Venerdì 23 Ottobre è stato il giorno in cui il celeberrimo Covid-19, che fino a quel momento era rimasto fuori, è entrato in casa mia sbattendo la porta e senza chiedere il permesso.
Alle 10:30 del mattino di quel giorno, infatti, è arrivato l’esito del tampone di mia madre che, purtroppo è risultata positiva, scatenando una marea di sensazioni diverse in tutto il nucleo familiare.
Appena ripresi dalla notizia, i miei genitori hanno contattato le aziende in cui lavorano, e in seguito anche le scuole che frequentiamo io e mia sorella.
Ben presto però si è rivelato molto più difficile affrontare non tanto il covid, quanto la disorganizzazione degli enti competenti.
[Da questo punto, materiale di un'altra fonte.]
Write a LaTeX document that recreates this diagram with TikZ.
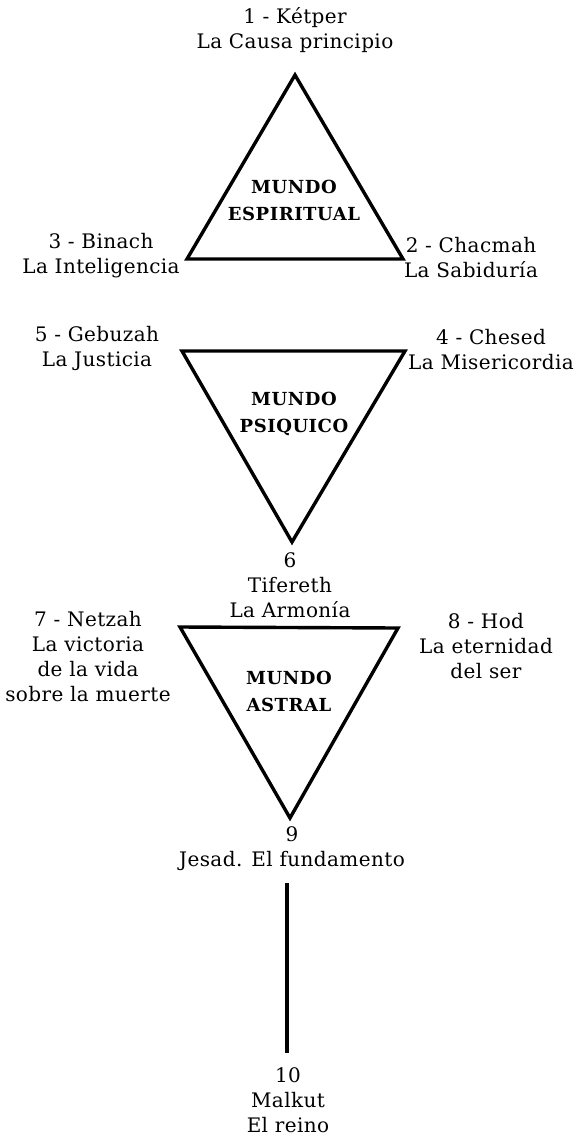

Fortunatamente il mio problema ed il problema di mia sorella (alunna delle scuole medie) si sono risolte quasi immediatamente, solo che in maniera un po’ diversa: per me è stata attivata la didattica a distanza, per mia sorella è stato detto fin da subito che la didattica a distanza per lei non ci sarebbe stata. Se è vero che il fine giustifica i mezzi, ed in questo caso il fine era dare disposizioni nella maniera più rapida possibile, allora bisogna complimentarsi anche con le scuole medie di mia sorella, giusto? Che sarà mai per una ragazzina di 11 anni perdere quasi due settimane di scuola e recuperare tutto al pomeriggio?
Per i miei genitori la vicenda è stata leggermente più complicata, specialmente per mio padre: mia madre ha la possibilità di lavorare a distanza, ed è già segnalata come positiva, mentre mio padre, oltre a non poter lavorare a distanza, non era nemmeno stato legalmente messo in quarantena.
Dal giorno successivo, il 24 Ottobre, è cominciata una serie di telefonate con il medico di famiglia, il capo di mio padre e l’ASL, che sembravano una presa in giro piuttosto che una reale soluzione: il medico di famiglia sosteneva che l’ASL dovesse contattarlo per permettergli di affidare a mio padre un numero di protocollo, che avrebbe giustificato la sua assenza da lavoro, mentre qualsiasi altra fonte sosteneva l’esatto contrario, ovvero che il medico dovesse contattare l’ASL.
Dopo ben 6 giorni di telefonate siamo stati contattati dall’AUSL che ha fissato la data del tampone per tutti e quattro i componenti della famiglia.
La verità è che il virus non è l’unico problema che abbiamo qui in Italia; come ho potuto provare in modo diretto, la disorganizzazione è davvero un problema serio, che purtroppo è talmente radicato nella nostra cultura da riuscire a passare inosservato. E mentre cerco di dare un senso a questi giorni di isolamento che mi restano, spero che raccontare la mia esperienza possa davvero servire a qualcosa.